From the above, there is no gainsaying Okwui Enwezor had the obdurate courage and fought gallantly and relentlessly the art establishment, the Euro-American machinery, which was largely unreceptive to contemporary African art, and practiced the policy of exclusion, marginalizing Africa when it came to presenting and discussing global art. Finally the doors were perceptibly opened for Okwui Enwezor to allow his hand-picked artists, mostly African Diaspora artists, into the global discourse, and the doors quickly shut again. Most of the artists just mentioned above and a few more others Enwezor endorsed have all gone on to become world-class artists with highly successful careers, whilst their colleagues back in Africa still operate on the fringes of the art world. Soon after that, this hitherto exclusionary machine had Okwui Enwezor himself swallowed up. Once he found himself in the comfort zone of the curatorial world, in the riding seat of power – unlimited and absolute – he forgot what had originally set him on the crusading war-path for contemporary African art, that he was once knocking obstreperously and noisily on the doors of the Establishment to open up for Africa art. He had laid down his fire, his once peremptory knock, silent. And he was now practicing the very act of exclusion himself – a thing he had once condemned – marginalizing a group of contemporary Africa artists, in fact, nearly all the artists living and working on the mother continent of Africa today.

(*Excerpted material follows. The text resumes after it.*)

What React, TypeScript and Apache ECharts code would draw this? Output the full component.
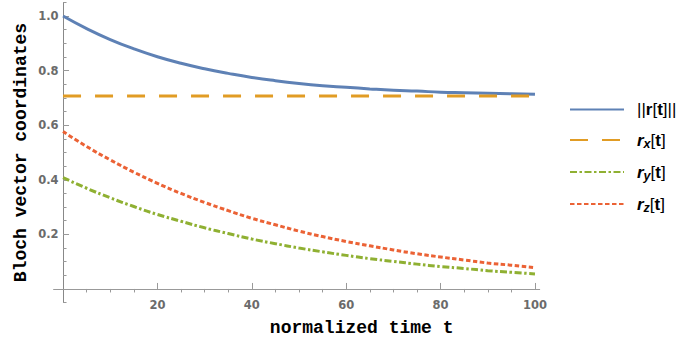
import React, { useEffect, useRef } from "react";
import * as echarts from "echarts";

const T = [0, 5, 10, 15, 20, 25, 30, 35, 40, 45, 50, 55, 60, 65, 70, 75, 80, 85, 90, 95, 100];
const normR = [1.0, 0.954, 0.914, 0.88, 0.851, 0.827, 0.807, 0.79, 0.775, 0.763, 0.753, 0.745, 0.739, 0.733, 0.728, 0.725, 0.721, 0.719, 0.717, 0.715, 0.713];
const rX = [0.707, 0.707, 0.707, 0.707, 0.707, 0.707, 0.707, 0.707, 0.707, 0.707, 0.707, 0.707, 0.707, 0.707, 0.707, 0.707, 0.707, 0.707, 0.707, 0.707, 0.707];
const rY = [0.408, 0.369, 0.334, 0.302, 0.273, 0.248, 0.224, 0.203, 0.183, 0.166, 0.15, 0.136, 0.123, 0.111, 0.101, 0.091, 0.082, 0.075, 0.067, 0.061, 0.055];
const rZ = [0.577, 0.522, 0.473, 0.428, 0.387, 0.35, 0.317, 0.287, 0.259, 0.235, 0.212, 0.192, 0.174, 0.158, 0.143, 0.129, 0.117, 0.106, 0.095, 0.087, 0.078];

const seriesNames = ["||r[t]||", "rx[t]", "ry[t]", "rz[t]"];
const xLabelValues = [20, 40, 60, 80, 100];
const xMajorTicks = [20, 40, 60, 80, 100];
const xMinorTicks = [5, 10, 15, 25, 30, 35, 45, 50, 55, 65, 70, 75, 85, 90, 95];
const yLabelValues = [0.2, 0.4, 0.6, 0.8, 1.0];
const yMajorTicks = [0.2, 0.4, 0.6, 0.8, 1.0];
const yMinorTicks = [-0.05, 0.05, 0.1, 0.15, 0.25, 0.3, 0.35, 0.45, 0.5, 0.55, 0.65, 0.7, 0.75, 0.85, 0.9, 0.95, 1.05];

const pairs = (ys: number[]) => T.map((t, i) => [t, ys[i]]);

const AXIS_COLOR = "#999999";
const LABEL_COLOR = "#6b6b6b";
const LEG_FONT = "Liberation Sans, Arial, sans-serif";

export default function App() {
  const ref = useRef<HTMLDivElement>(null);
  useEffect(() => {
    if (!ref.current) return;
    const chart = echarts.init(ref.current, undefined, { renderer: "svg" });
    const labelStyle = {
      color: LABEL_COLOR,
      fontFamily: "DejaVu Sans, sans-serif",
      fontWeight: "bold" as const,
      fontSize: 11.5,
    };
    const xBase = {
      type: "value" as const,
      min: -2,
      max: 101,
      splitLine: { show: false },
      axisLine: { onZero: true, lineStyle: { color: AXIS_COLOR, width: 1 } },
    };
    const yBase = {
      type: "value" as const,
      min: -0.05,
      max: 1.05,
      position: "left" as const,
      splitLine: { show: false },
      axisLine: { onZero: true, lineStyle: { color: "#888888", width: 1 } },
    };
    chart.setOption({
      animation: false,
      backgroundColor: "#ffffff",
      grid: { left: 53.6, right: 160.3, top: 2.4, bottom: 37.4, outerBoundsMode: "none", containLabel: false },
      xAxis: [
        {
          ...xBase,
          name: "normalized time t",
          nameLocation: "middle",
          nameGap: 16.5,
          nameMoveOverlap: false,
          nameTextStyle: {
            fontFamily: "Liberation Mono, Courier New, monospace",
            fontWeight: "bold",
            fontSize: 18,
            color: "#000",
            padding: [0, 0, 0, 130],
          },
          axisTick: { show: true, inside: true, length: 6, customValues: xMajorTicks, lineStyle: { color: AXIS_COLOR } },
          axisLabel: { ...labelStyle, margin: -4, customValues: xLabelValues, formatter: (v: number) => String(v) },
        },
        {
          ...xBase,
          axisLine: { show: false, onZero: true, onZeroAxisIndex: 0 },
          axisTick: { show: true, inside: true, length: 3.5, customValues: xMinorTicks, lineStyle: { color: AXIS_COLOR } },
          axisLabel: { show: false },
        },
      ],
      yAxis: [
        {
          ...yBase,
          name: "Bloch vector coordinates",
          nameLocation: "middle",
          nameGap: 24,
          nameMoveOverlap: false,
          nameRotate: 90,
          nameTextStyle: {
            fontFamily: "Liberation Mono, Courier New, monospace",
            fontWeight: "bold",
            fontSize: 18,
            color: "#000",
          },
          axisTick: { show: true, inside: true, length: 6, customValues: yMajorTicks, lineStyle: { color: AXIS_COLOR } },
          axisLabel: { ...labelStyle, margin: -5, customValues: yLabelValues, formatter: (v: number) => v.toFixed(1) },
        },
        {
          ...yBase,
          axisLine: { show: false, onZero: true, onZeroAxisIndex: 0 },
          axisTick: { show: true, inside: true, length: 3.5, customValues: yMinorTicks, lineStyle: { color: AXIS_COLOR } },
          axisLabel: { show: false },
        },
      ],
      legend: {
        orient: "vertical",
        left: 564,
        top: 96,
        itemWidth: 54,
        itemHeight: 14,
        itemGap: 13.5,
        data: seriesNames,
        itemStyle: { opacity: 0 },
        textStyle: {
          padding: [0, 0, 0, 8],
          rich: {
            n: { fontFamily: LEG_FONT, fontSize: 17, color: "#000", fontWeight: "normal" },
            b: { fontFamily: LEG_FONT, fontSize: 17, color: "#000", fontWeight: "bold" },
            r: { fontFamily: LEG_FONT, fontSize: 17, color: "#000", fontWeight: "bold", fontStyle: "italic" },
            s: { fontFamily: LEG_FONT, fontSize: 12.5, color: "#000", fontWeight: "bold", fontStyle: "italic", verticalAlign: "bottom", padding: [7, 0, 0, 0] },
          },
        },
        formatter: (name: string) => {
          if (name === "||r[t]||") return "{n|||}{b|r}{n|[}{b|t}{n|]||}";
          const sub = name.charAt(1);
          return `{r|r}{s|${sub}}{n|[}{b|t}{n|]}`;
        },
      },
      series: [
        {
          name: seriesNames[0],
          type: "line",
          data: pairs(normR),
          smooth: true,
          symbol: "none",
          lineStyle: { color: "#5e81b5", width: 3 },
          itemStyle: { color: "#5e81b5" },
        },
        {
          name: seriesNames[1],
          type: "line",
          data: pairs(rX),
          symbol: "none",
          lineStyle: { color: "#e19c24", width: 3, type: [18, 14] },
          itemStyle: { color: "#e19c24" },
        },
        {
          name: seriesNames[2],
          type: "line",
          data: pairs(rY),
          smooth: true,
          symbol: "none",
          lineStyle: { color: "#8fb032", width: 3, type: [7, 2.5, 2.5, 2.5] },
          itemStyle: { color: "#8fb032" },
        },
        {
          name: seriesNames[3],
          type: "line",
          data: pairs(rZ),
          smooth: true,
          symbol: "none",
          lineStyle: { color: "#eb6235", width: 3, type: [4.5, 2.5] },
          itemStyle: { color: "#eb6235" },
        },
      ],
    });
    return () => chart.dispose();
  }, []);
  return <div ref={ref} style={{ position: "fixed", left: 0, top: 0, width: 700, height: 340 }} />;
}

It is rather ironical that barely a few years ago, Okwui Enwezor’s firebrand style of art criticism was brutally so critical and disparaging of africa ’95, querying the way Africa and its arts were presented in the London metropolis, in a “carnevelisque” manner, which only reinforced the West’s erroneous perception of Africa as backwards or primitive, and its modernity, non-existent. He wrote:

These are the least troubling aspects of what africa ’95 portrayed. Implicit in its mission is the musty arena of egalitarianism, of equal partnership between the organizers and African artists, curators and scholars. But the evidence revealed otherwise. What seemed lost in all the euphoria was the fact that the encounter between Africa and the West often revolves around the discourse of power – the fraught relations between the dominator and the dominated. And nowhere is this made more glaringly valid than in the historicisation of, and debate around the contemporary cultural production of Africa.

For Africa’s contemporary artists working all over the world, the dismissiveness which precedes their entrance and limited incursions into internationalism is a fiercely institutionalized situation…

According to Okwui Enwezor, works which Africans regard as craft, utilitarian objects, are brought to the West and “consistently given the sanction of institutional patronage as the pride of contemporary African presentation”. He continues in his indignant denunciation:

The evident astonishment one feels in this foray, into what is supposed to constitute a delimited African art discourse is that while Africa is in the throes of the most brutal evisceration-politically socially and economically, africa ’95 still adopts the most simplistic commentary to address a very difficult subject. This is a dangerous time, especially if one considers that the pendulum of power between the North and the South seems to be swinging towards a re-conquering strategy of double speak and double dealing undefined by the rhetoric of rational logic. Objectivity, here, is only simulated, hiding a prejudiced institutional subjectivity that suppresses any parity in the distribution of resources, space, and access. While the obvious demand is for an involved and rigorous critical discourse, Westerners instead adopt a strategy of isolation that loses contemporary African culture in the peripheral discourses of power, eventually regarding it as inconsequential.